Aim of the task:
Repeat exactly each line of the data provided below.

* START Material provided *

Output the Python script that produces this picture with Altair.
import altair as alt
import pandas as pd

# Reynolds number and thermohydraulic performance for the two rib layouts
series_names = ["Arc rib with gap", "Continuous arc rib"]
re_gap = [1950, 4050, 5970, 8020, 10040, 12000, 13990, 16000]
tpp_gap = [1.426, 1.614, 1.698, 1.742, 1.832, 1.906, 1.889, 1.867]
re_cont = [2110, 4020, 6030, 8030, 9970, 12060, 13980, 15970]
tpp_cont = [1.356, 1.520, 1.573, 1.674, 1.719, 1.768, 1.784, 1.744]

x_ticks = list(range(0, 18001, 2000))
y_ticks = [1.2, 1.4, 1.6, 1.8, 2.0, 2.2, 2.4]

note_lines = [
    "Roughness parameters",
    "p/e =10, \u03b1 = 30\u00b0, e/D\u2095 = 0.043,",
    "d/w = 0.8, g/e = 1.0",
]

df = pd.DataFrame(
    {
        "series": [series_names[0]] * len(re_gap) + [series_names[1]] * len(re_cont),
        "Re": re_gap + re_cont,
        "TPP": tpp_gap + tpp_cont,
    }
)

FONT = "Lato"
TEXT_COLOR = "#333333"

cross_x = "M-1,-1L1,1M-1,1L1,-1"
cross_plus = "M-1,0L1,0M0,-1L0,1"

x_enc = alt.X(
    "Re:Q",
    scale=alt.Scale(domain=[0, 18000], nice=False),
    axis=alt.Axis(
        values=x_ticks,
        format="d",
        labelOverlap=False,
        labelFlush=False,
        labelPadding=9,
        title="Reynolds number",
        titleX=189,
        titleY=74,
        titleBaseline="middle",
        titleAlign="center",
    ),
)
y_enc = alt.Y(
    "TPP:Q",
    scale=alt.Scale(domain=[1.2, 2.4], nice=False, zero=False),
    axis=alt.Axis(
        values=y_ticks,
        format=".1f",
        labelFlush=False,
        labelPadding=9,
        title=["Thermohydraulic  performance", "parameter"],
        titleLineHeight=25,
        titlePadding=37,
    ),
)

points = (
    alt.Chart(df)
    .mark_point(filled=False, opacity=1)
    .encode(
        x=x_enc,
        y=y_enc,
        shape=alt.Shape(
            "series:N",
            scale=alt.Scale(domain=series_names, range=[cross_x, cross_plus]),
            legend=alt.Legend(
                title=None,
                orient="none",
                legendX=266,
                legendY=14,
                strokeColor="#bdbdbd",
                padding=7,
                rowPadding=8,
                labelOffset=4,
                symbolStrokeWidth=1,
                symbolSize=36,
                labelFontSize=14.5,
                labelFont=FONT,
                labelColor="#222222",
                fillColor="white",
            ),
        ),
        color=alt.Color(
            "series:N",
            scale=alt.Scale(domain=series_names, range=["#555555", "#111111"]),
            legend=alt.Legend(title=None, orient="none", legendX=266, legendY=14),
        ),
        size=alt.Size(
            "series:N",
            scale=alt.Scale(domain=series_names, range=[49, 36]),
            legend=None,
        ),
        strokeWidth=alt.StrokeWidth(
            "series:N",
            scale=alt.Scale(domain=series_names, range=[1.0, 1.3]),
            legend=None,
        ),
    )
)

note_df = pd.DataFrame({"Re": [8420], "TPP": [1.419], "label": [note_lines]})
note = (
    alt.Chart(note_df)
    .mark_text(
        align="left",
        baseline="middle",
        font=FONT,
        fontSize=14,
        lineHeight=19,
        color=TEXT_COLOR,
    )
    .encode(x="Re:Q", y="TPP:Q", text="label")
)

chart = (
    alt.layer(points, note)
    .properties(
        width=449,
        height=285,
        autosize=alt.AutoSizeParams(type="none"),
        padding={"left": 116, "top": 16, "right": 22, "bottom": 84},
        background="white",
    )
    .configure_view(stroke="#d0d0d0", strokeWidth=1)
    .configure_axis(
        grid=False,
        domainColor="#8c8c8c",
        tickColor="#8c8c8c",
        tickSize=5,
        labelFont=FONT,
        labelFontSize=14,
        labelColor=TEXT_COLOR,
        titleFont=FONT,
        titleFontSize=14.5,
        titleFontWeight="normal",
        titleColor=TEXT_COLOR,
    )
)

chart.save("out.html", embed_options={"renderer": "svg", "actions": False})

* END Material provided *

Expected output:
Output the Python script that produces this picture with Altair.
import altair as alt
import pandas as pd

# Reynolds number and thermohydraulic performance for the two rib layouts
series_names = ["Arc rib with gap", "Continuous arc rib"]
re_gap = [1950, 4050, 5970, 8020, 10040, 12000, 13990, 16000]
tpp_gap = [1.426, 1.614, 1.698, 1.742, 1.832, 1.906, 1.889, 1.867]
re_cont = [2110, 4020, 6030, 8030, 9970, 12060, 13980, 15970]
tpp_cont = [1.356, 1.520, 1.573, 1.674, 1.719, 1.768, 1.784, 1.744]

x_ticks = list(range(0, 18001, 2000))
y_ticks = [1.2, 1.4, 1.6, 1.8, 2.0, 2.2, 2.4]

note_lines = [
    "Roughness parameters",
    "p/e =10, \u03b1 = 30\u00b0, e/D\u2095 = 0.043,",
    "d/w = 0.8, g/e = 1.0",
]

df = pd.DataFrame(
    {
        "series": [series_names[0]] * len(re_gap) + [series_names[1]] * len(re_cont),
        "Re": re_gap + re_cont,
        "TPP": tpp_gap + tpp_cont,
    }
)

FONT = "Lato"
TEXT_COLOR = "#333333"

cross_x = "M-1,-1L1,1M-1,1L1,-1"
cross_plus = "M-1,0L1,0M0,-1L0,1"

x_enc = alt.X(
    "Re:Q",
    scale=alt.Scale(domain=[0, 18000], nice=False),
    axis=alt.Axis(
        values=x_ticks,
        format="d",
        labelOverlap=False,
        labelFlush=False,
        labelPadding=9,
        title="Reynolds number",
        titleX=189,
        titleY=74,
        titleBaseline="middle",
        titleAlign="center",
    ),
)
y_enc = alt.Y(
    "TPP:Q",
    scale=alt.Scale(domain=[1.2, 2.4], nice=False, zero=False),
    axis=alt.Axis(
        values=y_ticks,
        format=".1f",
        labelFlush=False,
        labelPadding=9,
        title=["Thermohydraulic  performance", "parameter"],
        titleLineHeight=25,
        titlePadding=37,
    ),
)

points = (
    alt.Chart(df)
    .mark_point(filled=False, opacity=1)
    .encode(
        x=x_enc,
        y=y_enc,
        shape=alt.Shape(
            "series:N",
            scale=alt.Scale(domain=series_names, range=[cross_x, cross_plus]),
            legend=alt.Legend(
                title=None,
                orient="none",
                legendX=266,
                legendY=14,
                strokeColor="#bdbdbd",
                padding=7,
                rowPadding=8,
                labelOffset=4,
                symbolStrokeWidth=1,
                symbolSize=36,
                labelFontSize=14.5,
                labelFont=FONT,
                labelColor="#222222",
                fillColor="white",
            ),
        ),
        color=alt.Color(
            "series:N",
            scale=alt.Scale(domain=series_names, range=["#555555", "#111111"]),
            legend=alt.Legend(title=None, orient="none", legendX=266, legendY=14),
        ),
        size=alt.Size(
            "series:N",
            scale=alt.Scale(domain=series_names, range=[49, 36]),
            legend=None,
        ),
        strokeWidth=alt.StrokeWidth(
            "series:N",
            scale=alt.Scale(domain=series_names, range=[1.0, 1.3]),
            legend=None,
        ),
    )
)

note_df = pd.DataFrame({"Re": [8420], "TPP": [1.419], "label": [note_lines]})
note = (
    alt.Chart(note_df)
    .mark_text(
        align="left",
        baseline="middle",
        font=FONT,
        fontSize=14,
        lineHeight=19,
        color=TEXT_COLOR,
    )
    .encode(x="Re:Q", y="TPP:Q", text="label")
)

chart = (
    alt.layer(points, note)
    .properties(
        width=449,
        height=285,
        autosize=alt.AutoSizeParams(type="none"),
        padding={"left": 116, "top": 16, "right": 22, "bottom": 84},
        background="white",
    )
    .configure_view(stroke="#d0d0d0", strokeWidth=1)
    .configure_axis(
        grid=False,
        domainColor="#8c8c8c",
        tickColor="#8c8c8c",
        tickSize=5,
        labelFont=FONT,
        labelFontSize=14,
        labelColor=TEXT_COLOR,
        titleFont=FONT,
        titleFontSize=14.5,
        titleFontWeight="normal",
        titleColor=TEXT_COLOR,
    )
)

chart.save("out.html", embed_options={"renderer": "svg", "actions": False})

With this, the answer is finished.